### WHAT IS BEING ASKED
Take the material below and extract the lines from the one with "Generate a component" through the one with "const freqs = d3.range(-59, 59.25, 0.5);", word for word, without pictures.

### INPUT
%%

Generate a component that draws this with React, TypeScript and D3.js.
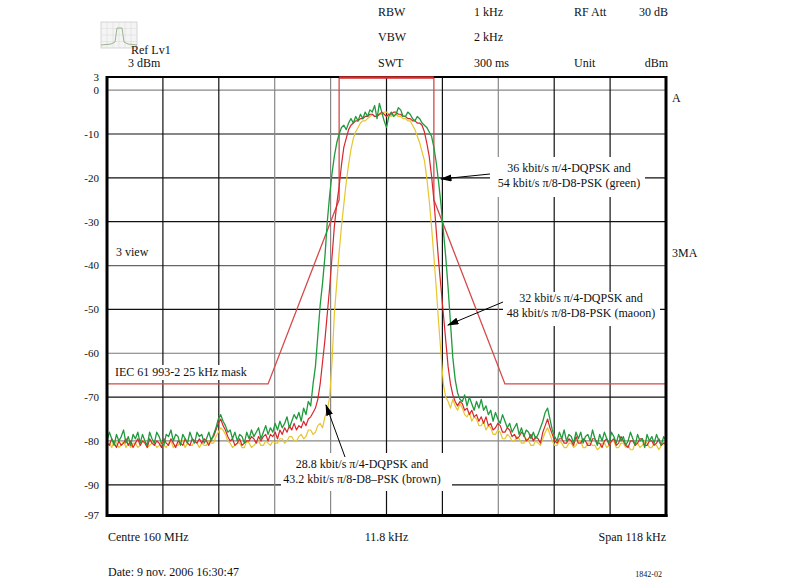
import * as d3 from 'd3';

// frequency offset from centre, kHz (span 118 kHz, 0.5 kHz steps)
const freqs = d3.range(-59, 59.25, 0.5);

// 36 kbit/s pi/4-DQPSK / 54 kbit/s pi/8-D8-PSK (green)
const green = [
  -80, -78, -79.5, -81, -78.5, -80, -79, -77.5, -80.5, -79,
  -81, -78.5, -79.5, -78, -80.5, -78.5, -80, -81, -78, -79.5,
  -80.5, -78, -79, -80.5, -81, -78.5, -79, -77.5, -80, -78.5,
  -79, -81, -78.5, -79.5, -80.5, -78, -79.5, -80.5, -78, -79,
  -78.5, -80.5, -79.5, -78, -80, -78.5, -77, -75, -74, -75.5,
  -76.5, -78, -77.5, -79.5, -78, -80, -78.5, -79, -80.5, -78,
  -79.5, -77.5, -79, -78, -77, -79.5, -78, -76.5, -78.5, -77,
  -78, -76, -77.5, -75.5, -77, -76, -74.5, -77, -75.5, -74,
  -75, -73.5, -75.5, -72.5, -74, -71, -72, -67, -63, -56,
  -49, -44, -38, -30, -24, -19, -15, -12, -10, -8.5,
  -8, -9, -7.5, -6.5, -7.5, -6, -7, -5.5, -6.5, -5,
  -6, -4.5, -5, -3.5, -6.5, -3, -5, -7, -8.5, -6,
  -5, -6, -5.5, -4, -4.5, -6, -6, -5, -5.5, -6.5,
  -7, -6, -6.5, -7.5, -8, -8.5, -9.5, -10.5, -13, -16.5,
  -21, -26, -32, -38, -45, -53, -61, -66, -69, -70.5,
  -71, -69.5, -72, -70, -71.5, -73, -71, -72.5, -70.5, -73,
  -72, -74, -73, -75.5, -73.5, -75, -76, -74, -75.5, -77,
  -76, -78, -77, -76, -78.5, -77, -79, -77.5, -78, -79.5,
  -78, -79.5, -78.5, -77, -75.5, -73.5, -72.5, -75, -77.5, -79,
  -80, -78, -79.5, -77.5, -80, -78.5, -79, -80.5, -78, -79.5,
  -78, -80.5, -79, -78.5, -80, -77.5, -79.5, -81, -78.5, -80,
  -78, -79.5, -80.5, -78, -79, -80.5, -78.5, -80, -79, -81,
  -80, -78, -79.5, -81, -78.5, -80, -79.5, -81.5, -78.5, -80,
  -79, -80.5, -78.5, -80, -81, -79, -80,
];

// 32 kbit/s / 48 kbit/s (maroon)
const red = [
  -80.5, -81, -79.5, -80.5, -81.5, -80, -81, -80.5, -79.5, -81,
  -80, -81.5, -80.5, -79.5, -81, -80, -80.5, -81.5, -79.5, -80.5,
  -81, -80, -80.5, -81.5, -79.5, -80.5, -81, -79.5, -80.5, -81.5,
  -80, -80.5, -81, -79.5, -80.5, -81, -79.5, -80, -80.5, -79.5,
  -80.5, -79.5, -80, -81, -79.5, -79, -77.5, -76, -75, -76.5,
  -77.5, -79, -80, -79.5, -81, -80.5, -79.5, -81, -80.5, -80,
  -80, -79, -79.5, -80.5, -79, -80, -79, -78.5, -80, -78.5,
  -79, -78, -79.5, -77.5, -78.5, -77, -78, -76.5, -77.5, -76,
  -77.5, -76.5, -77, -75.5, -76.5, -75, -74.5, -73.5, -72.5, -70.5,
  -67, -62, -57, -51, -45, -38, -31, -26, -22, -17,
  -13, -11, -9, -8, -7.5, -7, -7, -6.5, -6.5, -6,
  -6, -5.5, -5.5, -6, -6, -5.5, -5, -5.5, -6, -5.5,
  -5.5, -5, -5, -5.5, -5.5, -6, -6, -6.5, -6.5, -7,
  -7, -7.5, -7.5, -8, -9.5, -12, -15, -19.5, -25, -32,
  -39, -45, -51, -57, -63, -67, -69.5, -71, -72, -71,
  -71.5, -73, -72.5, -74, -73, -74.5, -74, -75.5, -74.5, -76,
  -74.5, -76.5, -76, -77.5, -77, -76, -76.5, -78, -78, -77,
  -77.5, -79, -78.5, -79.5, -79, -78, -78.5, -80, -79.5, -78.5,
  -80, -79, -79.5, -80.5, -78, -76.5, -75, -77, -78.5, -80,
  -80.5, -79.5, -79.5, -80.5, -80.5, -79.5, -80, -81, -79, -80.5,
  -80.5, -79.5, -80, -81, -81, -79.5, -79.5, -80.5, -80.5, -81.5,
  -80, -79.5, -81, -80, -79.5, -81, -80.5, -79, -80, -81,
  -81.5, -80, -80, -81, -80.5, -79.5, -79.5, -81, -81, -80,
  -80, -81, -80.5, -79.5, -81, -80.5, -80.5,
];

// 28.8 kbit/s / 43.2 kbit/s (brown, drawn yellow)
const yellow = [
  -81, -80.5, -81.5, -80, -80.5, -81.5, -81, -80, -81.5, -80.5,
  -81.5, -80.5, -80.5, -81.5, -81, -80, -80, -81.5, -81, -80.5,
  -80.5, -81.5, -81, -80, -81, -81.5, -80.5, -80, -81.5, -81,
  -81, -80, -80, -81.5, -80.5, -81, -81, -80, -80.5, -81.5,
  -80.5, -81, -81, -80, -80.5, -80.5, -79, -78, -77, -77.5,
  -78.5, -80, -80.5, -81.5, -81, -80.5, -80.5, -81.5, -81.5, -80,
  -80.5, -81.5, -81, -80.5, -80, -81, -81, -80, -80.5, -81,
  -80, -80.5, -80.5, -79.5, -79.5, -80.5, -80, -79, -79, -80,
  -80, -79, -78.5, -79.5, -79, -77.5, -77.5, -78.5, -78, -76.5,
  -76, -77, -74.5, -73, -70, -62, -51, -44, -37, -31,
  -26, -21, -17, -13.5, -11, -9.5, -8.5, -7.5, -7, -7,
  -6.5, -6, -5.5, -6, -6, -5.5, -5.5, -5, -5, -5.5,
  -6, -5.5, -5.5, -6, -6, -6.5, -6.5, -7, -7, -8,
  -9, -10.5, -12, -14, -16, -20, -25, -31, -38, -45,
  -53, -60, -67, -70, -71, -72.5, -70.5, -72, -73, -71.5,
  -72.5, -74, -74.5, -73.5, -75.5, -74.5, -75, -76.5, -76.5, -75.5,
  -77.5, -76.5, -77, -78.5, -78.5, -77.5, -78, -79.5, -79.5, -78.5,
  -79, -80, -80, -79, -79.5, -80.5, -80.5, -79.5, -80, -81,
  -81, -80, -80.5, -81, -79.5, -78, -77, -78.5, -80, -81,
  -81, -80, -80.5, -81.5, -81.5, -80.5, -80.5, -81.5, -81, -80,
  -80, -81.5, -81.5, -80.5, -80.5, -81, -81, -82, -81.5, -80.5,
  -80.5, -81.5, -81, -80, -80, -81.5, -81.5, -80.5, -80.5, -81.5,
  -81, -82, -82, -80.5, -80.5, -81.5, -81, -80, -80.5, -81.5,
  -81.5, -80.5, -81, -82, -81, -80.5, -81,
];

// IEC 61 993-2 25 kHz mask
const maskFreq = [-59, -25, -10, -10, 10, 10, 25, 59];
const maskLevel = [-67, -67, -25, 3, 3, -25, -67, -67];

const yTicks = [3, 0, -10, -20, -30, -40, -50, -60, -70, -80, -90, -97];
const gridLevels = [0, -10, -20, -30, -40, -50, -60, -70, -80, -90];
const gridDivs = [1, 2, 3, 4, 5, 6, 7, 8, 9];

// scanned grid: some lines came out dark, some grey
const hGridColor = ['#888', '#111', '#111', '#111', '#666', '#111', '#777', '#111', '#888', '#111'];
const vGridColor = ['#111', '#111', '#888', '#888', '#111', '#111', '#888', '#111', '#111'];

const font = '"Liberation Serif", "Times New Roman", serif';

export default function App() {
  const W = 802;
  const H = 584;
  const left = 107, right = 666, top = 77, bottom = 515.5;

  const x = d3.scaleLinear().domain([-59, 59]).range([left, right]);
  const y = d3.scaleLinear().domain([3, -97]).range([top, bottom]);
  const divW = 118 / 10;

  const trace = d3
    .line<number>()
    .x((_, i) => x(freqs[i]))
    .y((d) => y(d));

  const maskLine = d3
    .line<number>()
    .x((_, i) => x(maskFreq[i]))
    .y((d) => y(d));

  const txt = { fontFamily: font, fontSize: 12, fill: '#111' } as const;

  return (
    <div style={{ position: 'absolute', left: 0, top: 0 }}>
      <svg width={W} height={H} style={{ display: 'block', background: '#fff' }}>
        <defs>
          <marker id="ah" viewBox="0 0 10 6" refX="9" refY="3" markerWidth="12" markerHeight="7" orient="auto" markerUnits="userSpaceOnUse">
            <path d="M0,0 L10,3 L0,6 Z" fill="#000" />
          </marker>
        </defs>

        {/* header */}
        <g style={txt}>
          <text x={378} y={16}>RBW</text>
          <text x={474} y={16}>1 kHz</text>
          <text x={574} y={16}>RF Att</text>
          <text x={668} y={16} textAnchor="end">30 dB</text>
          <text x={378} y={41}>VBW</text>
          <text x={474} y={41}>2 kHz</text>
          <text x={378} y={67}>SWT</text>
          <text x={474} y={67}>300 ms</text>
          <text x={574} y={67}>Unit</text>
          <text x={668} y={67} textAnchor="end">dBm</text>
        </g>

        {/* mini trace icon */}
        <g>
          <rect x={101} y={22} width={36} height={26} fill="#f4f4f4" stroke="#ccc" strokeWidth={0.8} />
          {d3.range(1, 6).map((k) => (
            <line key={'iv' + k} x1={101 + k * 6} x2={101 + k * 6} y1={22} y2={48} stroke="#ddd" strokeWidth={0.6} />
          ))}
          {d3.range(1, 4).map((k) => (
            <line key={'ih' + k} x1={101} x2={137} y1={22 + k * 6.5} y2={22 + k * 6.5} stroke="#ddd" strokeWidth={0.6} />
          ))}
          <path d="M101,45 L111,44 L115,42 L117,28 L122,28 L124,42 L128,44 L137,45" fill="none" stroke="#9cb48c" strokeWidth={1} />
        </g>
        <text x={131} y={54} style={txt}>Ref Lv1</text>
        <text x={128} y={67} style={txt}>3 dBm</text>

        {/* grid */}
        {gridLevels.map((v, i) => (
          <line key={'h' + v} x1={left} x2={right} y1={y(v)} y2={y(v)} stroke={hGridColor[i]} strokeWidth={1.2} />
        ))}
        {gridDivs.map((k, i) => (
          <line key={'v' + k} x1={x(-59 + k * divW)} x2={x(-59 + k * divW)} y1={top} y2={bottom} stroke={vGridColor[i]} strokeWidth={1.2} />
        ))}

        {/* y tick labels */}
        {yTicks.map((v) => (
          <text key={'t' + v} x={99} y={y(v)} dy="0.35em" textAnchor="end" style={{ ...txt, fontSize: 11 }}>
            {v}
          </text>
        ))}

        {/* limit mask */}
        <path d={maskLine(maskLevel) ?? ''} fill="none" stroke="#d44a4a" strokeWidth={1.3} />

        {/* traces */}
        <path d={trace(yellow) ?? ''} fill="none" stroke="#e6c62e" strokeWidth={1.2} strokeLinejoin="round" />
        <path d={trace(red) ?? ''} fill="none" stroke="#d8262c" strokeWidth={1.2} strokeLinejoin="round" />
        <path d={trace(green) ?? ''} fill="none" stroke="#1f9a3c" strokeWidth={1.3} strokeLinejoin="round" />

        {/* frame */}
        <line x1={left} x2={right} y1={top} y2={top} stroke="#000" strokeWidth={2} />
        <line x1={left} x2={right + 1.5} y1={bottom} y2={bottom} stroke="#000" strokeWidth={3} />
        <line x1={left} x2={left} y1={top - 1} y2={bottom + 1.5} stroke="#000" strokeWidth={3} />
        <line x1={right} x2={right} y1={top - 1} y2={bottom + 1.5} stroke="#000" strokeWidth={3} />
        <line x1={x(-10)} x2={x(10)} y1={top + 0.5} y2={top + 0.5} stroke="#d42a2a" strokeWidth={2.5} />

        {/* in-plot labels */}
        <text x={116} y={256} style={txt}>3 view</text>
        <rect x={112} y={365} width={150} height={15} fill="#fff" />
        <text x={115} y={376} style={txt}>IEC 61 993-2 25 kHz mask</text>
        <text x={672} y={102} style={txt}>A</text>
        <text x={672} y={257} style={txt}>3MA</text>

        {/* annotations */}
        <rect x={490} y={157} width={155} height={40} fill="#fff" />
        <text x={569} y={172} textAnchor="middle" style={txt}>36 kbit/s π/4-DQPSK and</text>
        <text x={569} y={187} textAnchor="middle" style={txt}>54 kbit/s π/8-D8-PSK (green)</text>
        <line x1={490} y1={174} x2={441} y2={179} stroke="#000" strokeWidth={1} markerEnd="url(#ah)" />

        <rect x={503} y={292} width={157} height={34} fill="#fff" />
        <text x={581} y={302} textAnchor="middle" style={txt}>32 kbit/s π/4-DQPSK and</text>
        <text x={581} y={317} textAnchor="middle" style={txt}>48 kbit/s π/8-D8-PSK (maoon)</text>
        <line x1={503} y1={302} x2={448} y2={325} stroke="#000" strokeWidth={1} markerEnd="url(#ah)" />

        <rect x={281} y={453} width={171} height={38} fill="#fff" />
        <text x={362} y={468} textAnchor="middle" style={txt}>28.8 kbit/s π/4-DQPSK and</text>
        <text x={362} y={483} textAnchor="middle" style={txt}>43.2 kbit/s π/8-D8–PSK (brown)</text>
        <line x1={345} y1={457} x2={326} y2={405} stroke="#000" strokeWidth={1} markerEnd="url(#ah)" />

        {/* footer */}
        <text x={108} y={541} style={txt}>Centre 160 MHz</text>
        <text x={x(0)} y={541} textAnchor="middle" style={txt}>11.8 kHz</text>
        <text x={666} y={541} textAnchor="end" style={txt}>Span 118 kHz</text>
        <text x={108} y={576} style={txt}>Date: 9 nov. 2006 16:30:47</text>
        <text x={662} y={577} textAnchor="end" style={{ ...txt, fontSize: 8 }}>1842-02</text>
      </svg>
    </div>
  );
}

%%
%%

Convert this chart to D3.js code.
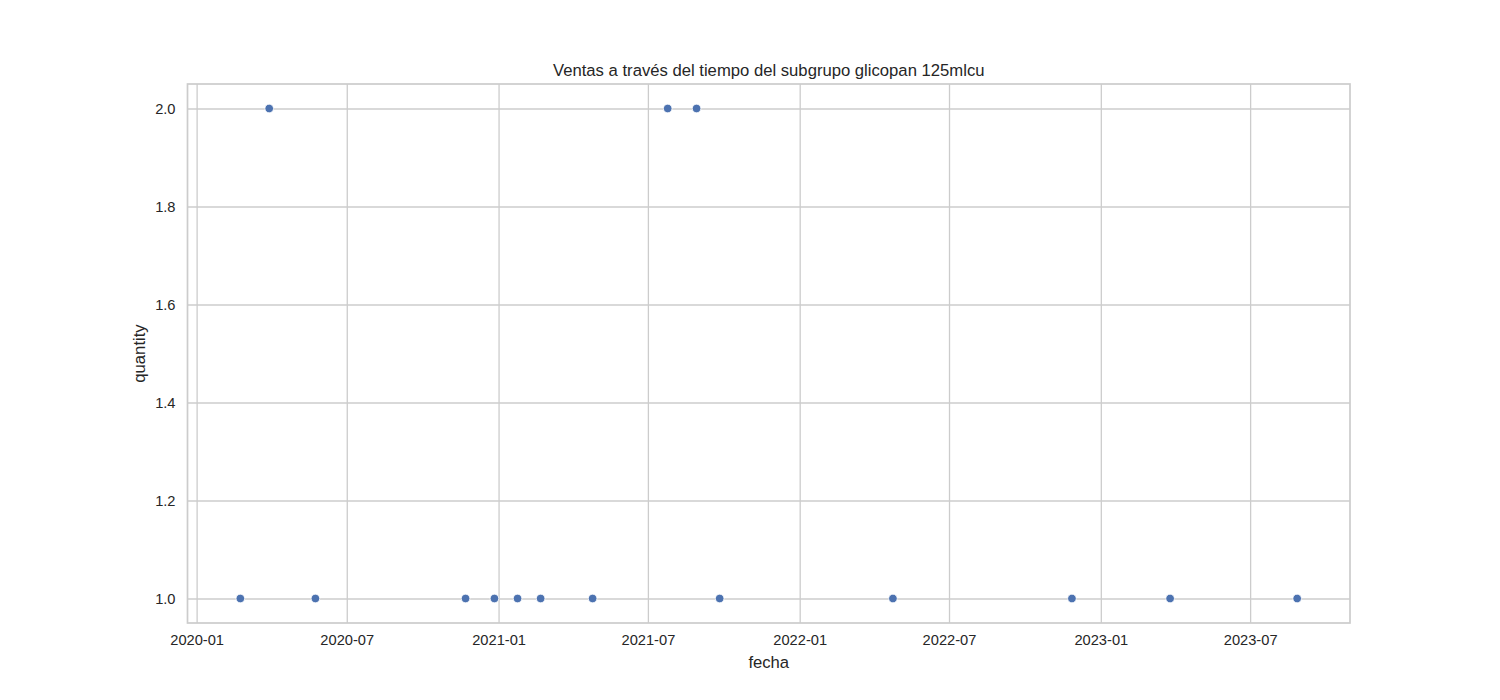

%%
%%

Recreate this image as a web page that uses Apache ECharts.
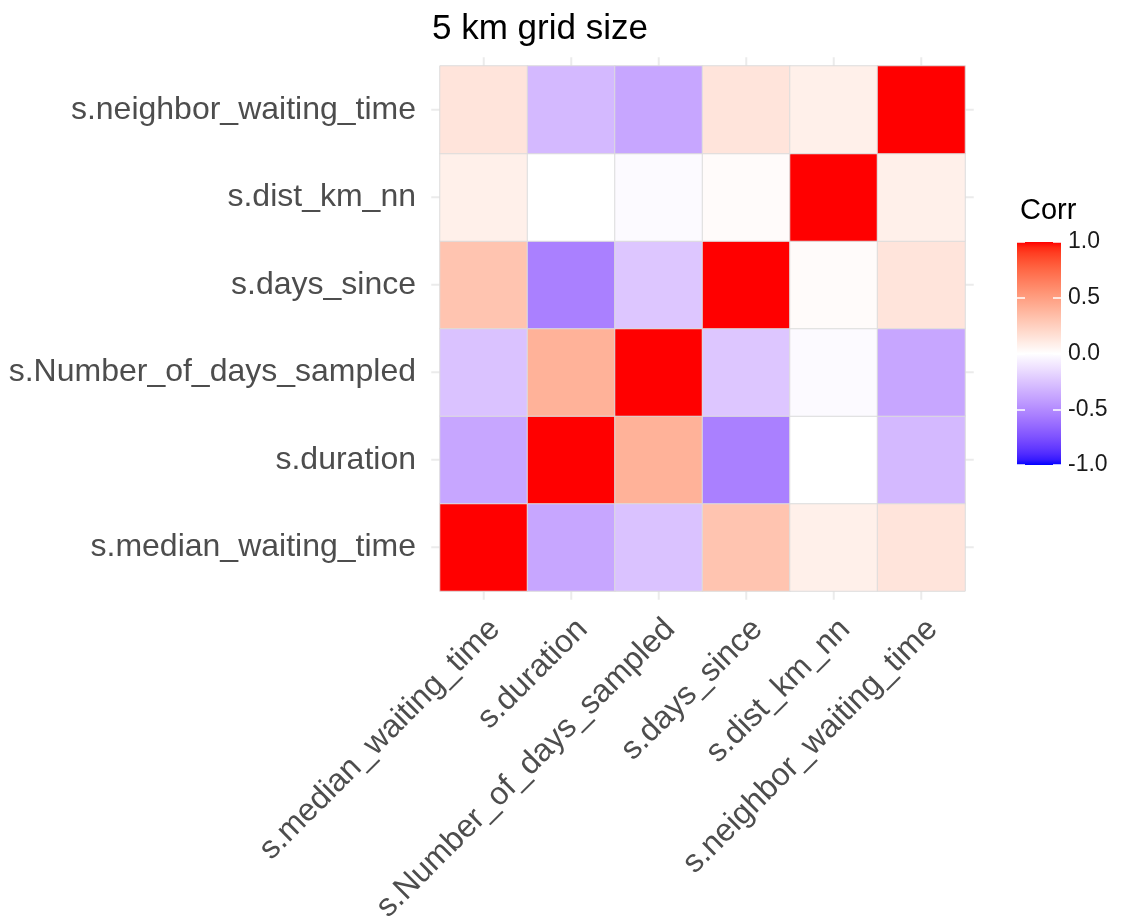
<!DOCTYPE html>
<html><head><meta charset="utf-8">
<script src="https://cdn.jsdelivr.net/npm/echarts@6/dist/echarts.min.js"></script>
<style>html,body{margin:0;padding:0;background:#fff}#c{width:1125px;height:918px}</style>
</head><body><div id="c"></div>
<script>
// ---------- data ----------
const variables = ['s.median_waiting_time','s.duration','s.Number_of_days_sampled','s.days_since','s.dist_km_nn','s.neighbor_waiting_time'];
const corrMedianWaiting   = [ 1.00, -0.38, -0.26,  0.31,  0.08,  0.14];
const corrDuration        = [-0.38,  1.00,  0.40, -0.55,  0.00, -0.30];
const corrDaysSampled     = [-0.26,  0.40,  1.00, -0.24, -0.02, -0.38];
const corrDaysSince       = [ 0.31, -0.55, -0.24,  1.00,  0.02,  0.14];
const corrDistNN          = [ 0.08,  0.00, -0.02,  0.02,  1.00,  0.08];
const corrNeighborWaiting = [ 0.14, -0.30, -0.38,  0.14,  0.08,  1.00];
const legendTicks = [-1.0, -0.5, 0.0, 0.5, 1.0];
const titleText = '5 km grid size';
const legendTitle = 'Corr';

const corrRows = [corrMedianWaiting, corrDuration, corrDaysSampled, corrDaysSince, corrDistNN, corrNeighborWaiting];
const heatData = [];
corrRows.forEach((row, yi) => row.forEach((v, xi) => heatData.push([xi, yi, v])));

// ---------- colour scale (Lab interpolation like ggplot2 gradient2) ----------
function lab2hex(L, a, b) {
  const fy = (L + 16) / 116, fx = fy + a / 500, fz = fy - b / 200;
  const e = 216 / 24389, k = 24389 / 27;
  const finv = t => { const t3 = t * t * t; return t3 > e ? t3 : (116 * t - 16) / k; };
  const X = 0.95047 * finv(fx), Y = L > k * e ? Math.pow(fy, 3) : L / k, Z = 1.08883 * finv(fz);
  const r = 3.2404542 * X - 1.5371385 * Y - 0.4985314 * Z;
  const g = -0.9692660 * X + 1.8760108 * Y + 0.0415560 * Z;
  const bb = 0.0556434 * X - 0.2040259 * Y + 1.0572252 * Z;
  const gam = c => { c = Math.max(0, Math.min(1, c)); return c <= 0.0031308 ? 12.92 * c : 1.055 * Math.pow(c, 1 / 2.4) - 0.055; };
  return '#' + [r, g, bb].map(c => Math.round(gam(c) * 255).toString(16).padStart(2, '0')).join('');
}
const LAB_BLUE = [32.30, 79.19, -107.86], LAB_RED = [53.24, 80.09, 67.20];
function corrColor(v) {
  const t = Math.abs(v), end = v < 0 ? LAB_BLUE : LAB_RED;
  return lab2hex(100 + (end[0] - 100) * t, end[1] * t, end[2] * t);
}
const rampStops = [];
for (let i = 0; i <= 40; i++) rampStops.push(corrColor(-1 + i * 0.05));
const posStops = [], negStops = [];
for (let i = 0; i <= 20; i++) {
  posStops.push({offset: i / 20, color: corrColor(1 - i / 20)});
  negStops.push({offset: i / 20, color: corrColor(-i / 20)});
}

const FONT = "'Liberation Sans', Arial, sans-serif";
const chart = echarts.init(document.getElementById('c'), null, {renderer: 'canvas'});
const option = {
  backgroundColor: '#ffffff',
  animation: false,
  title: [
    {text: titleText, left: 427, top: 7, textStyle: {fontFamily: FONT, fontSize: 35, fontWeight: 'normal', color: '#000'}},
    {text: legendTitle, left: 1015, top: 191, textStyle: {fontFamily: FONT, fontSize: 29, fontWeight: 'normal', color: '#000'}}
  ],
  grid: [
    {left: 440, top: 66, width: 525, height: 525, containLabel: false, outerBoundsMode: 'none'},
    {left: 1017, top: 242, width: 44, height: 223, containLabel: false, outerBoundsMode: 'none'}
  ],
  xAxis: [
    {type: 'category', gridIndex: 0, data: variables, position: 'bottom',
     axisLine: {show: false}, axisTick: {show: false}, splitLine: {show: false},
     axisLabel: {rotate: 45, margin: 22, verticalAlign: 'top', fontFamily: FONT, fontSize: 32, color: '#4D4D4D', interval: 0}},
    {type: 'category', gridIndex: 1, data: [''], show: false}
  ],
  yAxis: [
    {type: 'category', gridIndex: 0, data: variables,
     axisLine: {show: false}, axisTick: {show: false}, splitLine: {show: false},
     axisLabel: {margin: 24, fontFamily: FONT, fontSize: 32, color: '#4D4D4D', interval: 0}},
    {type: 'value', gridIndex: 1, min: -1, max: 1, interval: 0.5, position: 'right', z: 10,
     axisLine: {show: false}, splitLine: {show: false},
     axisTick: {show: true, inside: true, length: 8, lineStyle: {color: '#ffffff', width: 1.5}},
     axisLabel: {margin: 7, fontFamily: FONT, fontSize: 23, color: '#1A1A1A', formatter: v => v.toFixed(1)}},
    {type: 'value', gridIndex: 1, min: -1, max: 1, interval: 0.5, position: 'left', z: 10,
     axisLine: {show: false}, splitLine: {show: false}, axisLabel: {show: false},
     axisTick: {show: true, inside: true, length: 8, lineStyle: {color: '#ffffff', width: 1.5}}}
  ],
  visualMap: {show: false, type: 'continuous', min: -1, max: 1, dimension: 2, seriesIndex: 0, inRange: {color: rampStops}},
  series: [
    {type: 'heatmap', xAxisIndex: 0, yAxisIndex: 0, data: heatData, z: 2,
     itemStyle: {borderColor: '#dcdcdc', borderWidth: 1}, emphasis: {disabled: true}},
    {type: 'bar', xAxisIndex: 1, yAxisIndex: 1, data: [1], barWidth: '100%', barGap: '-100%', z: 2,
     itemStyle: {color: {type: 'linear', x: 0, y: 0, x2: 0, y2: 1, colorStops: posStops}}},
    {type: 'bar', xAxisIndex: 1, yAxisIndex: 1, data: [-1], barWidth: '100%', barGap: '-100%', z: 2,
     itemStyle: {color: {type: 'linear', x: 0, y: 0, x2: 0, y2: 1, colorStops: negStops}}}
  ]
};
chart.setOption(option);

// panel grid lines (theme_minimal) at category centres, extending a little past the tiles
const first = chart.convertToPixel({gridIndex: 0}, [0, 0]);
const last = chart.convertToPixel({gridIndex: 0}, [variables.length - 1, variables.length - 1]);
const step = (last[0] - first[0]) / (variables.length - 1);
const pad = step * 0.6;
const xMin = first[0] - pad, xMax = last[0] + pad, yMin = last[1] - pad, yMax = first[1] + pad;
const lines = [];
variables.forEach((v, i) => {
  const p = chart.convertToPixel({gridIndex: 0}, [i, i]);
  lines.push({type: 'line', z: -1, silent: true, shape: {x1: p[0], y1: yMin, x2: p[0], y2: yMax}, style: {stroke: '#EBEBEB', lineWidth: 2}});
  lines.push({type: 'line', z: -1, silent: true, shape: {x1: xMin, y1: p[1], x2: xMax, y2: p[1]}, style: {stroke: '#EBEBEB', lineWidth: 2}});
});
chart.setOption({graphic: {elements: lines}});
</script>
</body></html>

%%

### TASK ANSWER
Generate a component that draws this with React, TypeScript and D3.js.
import * as d3 from 'd3';

// frequency offset from centre, kHz (span 118 kHz, 0.5 kHz steps)
const freqs = d3.range(-59, 59.25, 0.5);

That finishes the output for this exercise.